*Exercise*
Retype only what runs from the beginning of the data through the line with "import seaborn as sns"; please omit the pictures and keep every line exact.

┌──

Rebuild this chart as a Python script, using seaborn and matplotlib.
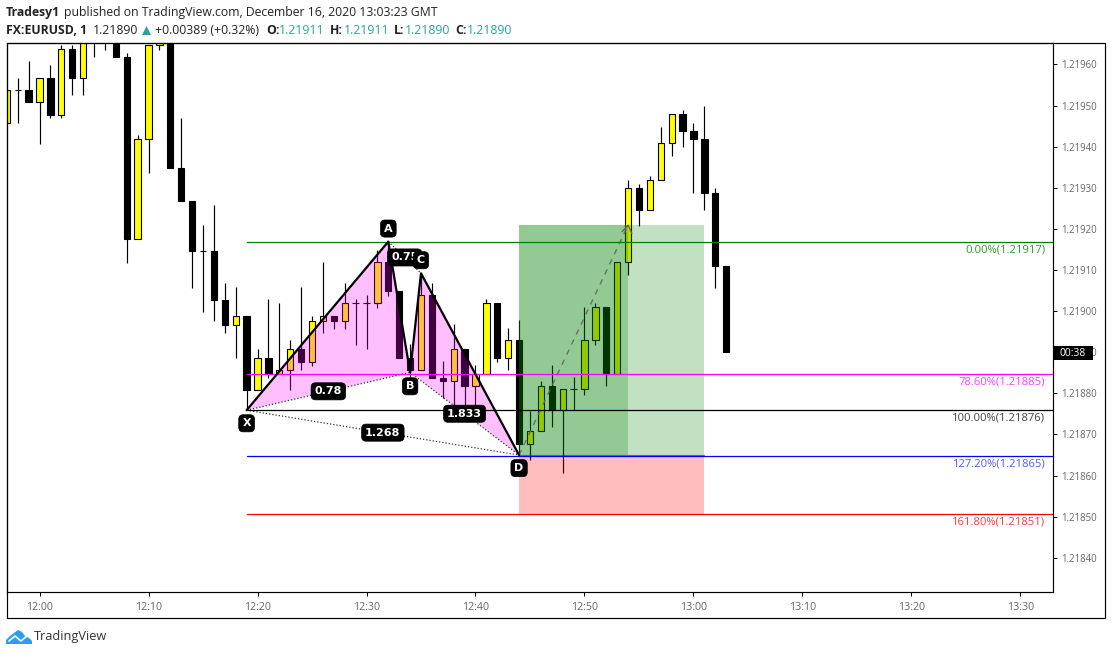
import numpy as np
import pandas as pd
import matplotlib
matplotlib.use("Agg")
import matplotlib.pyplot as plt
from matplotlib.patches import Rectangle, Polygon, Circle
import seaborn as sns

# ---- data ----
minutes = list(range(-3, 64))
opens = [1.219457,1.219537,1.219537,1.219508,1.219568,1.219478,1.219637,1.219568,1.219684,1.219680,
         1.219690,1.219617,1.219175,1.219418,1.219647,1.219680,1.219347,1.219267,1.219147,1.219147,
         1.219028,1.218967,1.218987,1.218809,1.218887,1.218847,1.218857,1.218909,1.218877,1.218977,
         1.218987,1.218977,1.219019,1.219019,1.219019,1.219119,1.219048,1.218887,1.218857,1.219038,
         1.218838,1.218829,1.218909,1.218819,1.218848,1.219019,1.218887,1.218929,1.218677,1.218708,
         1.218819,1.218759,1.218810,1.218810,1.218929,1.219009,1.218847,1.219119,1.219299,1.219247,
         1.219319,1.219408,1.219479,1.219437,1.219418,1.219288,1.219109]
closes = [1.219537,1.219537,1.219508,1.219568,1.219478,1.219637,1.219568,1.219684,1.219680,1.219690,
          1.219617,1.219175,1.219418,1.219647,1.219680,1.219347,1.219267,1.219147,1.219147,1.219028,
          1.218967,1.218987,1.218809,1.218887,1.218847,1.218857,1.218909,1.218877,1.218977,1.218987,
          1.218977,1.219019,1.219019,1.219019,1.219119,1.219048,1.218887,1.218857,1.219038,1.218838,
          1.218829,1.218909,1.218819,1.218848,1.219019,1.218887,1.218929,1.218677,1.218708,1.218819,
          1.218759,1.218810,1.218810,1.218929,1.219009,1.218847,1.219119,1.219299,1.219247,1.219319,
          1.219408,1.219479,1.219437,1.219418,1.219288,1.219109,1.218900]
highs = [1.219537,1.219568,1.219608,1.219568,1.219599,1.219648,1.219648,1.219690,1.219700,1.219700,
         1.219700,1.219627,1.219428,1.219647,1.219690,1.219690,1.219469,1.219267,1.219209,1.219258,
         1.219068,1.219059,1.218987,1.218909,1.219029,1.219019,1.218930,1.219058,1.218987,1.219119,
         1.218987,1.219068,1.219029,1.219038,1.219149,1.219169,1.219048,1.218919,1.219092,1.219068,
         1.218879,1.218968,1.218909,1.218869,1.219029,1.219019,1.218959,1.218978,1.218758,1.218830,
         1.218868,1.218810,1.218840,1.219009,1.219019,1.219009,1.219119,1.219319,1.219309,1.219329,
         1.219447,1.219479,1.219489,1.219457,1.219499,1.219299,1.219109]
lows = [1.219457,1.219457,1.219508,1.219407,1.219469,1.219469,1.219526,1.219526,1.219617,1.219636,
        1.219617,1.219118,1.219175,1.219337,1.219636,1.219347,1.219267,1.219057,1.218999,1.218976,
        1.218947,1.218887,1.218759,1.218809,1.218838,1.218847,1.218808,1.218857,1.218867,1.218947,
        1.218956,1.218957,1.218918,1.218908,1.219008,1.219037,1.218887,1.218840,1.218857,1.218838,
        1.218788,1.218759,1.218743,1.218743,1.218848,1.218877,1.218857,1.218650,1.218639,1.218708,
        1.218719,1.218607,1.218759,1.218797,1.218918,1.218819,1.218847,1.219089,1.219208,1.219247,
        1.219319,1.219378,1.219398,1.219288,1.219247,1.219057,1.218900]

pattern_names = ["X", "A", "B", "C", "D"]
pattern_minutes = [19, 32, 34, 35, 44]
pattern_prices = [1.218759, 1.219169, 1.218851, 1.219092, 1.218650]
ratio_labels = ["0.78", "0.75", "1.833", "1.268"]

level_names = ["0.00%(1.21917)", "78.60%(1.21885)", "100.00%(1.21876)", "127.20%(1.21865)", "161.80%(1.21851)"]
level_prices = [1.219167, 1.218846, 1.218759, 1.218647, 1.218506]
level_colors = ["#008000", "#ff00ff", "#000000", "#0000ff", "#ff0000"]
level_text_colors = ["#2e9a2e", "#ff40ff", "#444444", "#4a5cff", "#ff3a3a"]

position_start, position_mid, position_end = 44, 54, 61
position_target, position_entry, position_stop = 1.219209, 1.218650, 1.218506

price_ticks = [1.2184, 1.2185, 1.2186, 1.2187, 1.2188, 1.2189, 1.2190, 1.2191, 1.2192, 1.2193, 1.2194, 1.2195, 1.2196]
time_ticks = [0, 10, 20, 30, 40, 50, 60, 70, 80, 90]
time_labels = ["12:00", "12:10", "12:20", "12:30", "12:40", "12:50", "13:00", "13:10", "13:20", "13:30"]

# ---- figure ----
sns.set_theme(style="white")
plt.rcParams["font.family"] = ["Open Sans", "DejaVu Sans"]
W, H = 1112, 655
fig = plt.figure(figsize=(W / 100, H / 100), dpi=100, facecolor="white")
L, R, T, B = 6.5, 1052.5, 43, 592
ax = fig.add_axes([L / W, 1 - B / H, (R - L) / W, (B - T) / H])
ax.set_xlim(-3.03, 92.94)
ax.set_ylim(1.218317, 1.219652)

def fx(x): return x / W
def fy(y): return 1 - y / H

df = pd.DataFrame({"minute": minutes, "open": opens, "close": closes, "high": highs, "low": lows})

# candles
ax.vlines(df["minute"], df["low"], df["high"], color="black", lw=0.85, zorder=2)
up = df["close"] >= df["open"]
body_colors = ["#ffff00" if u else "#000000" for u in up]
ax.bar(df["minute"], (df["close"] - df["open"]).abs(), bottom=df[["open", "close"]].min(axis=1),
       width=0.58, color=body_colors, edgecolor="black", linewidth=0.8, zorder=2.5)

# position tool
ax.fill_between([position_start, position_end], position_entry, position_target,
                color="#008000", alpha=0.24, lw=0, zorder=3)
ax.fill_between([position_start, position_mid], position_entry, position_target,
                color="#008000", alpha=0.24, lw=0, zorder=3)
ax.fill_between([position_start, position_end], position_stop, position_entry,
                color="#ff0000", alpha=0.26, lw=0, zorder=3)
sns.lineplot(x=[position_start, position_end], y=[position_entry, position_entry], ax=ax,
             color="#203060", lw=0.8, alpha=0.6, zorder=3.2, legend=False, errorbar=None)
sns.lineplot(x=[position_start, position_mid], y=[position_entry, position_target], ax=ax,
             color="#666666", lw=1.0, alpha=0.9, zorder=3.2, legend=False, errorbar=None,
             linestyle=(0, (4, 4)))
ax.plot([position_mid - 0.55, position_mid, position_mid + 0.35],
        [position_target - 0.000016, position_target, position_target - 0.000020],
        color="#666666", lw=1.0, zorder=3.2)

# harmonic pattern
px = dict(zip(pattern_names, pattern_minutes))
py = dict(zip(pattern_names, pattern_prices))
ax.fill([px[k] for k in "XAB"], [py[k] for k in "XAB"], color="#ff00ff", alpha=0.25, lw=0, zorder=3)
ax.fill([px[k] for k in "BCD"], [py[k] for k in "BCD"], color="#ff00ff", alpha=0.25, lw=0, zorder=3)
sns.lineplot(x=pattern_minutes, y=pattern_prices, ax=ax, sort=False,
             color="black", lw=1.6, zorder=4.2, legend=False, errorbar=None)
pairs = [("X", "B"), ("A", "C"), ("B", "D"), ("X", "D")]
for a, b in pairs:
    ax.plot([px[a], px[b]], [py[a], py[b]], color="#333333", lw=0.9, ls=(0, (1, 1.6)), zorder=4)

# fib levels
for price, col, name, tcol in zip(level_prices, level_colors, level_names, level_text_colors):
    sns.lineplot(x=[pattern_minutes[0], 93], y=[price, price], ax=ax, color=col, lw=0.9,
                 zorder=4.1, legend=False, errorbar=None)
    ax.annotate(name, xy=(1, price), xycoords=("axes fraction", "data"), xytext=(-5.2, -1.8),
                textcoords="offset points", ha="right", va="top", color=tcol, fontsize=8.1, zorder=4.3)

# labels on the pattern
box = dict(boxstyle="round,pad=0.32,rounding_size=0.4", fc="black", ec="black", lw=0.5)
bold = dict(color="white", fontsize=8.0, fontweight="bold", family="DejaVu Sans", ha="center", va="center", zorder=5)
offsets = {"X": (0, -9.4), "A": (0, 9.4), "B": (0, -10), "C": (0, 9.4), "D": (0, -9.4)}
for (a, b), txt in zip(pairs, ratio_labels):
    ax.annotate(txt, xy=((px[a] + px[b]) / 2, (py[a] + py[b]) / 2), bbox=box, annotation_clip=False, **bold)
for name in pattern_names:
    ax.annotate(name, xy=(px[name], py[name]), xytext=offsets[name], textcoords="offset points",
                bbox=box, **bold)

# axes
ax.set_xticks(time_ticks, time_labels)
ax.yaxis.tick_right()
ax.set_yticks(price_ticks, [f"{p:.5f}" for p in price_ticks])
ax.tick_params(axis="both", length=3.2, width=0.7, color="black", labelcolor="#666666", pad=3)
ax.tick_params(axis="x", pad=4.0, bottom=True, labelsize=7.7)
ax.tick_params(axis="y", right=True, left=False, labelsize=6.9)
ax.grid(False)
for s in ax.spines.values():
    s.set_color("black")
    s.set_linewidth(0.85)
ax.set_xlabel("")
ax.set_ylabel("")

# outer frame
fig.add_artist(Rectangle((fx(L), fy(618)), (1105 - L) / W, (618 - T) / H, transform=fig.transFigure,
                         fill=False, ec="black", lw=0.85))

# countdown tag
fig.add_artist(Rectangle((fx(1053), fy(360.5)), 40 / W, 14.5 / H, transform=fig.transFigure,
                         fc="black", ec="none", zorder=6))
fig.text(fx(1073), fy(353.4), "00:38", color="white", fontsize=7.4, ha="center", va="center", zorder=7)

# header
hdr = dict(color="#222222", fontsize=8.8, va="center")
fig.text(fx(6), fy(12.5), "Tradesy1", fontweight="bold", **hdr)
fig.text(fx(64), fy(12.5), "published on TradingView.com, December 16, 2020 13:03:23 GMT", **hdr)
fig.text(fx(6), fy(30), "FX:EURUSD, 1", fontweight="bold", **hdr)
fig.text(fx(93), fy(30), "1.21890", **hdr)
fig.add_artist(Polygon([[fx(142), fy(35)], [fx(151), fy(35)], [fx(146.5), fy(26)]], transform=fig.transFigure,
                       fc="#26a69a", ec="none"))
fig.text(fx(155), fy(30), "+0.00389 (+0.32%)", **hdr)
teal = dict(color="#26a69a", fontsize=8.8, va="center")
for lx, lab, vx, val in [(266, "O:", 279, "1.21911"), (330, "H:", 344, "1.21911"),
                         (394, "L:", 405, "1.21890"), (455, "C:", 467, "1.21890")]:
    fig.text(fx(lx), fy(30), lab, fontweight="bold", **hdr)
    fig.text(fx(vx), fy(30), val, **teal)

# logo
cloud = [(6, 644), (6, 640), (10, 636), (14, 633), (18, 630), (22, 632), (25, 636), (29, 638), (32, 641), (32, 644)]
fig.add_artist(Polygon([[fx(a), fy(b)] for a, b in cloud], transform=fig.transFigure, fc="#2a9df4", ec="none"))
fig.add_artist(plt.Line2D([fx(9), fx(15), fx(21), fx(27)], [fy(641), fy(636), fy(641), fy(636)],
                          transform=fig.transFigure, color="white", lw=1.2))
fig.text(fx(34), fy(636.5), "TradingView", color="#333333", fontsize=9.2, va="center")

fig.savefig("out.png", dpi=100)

└──

*Solution for this task*
Rebuild this chart as a Python script, using seaborn and matplotlib.
import numpy as np
import pandas as pd
import matplotlib
matplotlib.use("Agg")
import matplotlib.pyplot as plt
from matplotlib.patches import Rectangle, Polygon, Circle
import seaborn as sns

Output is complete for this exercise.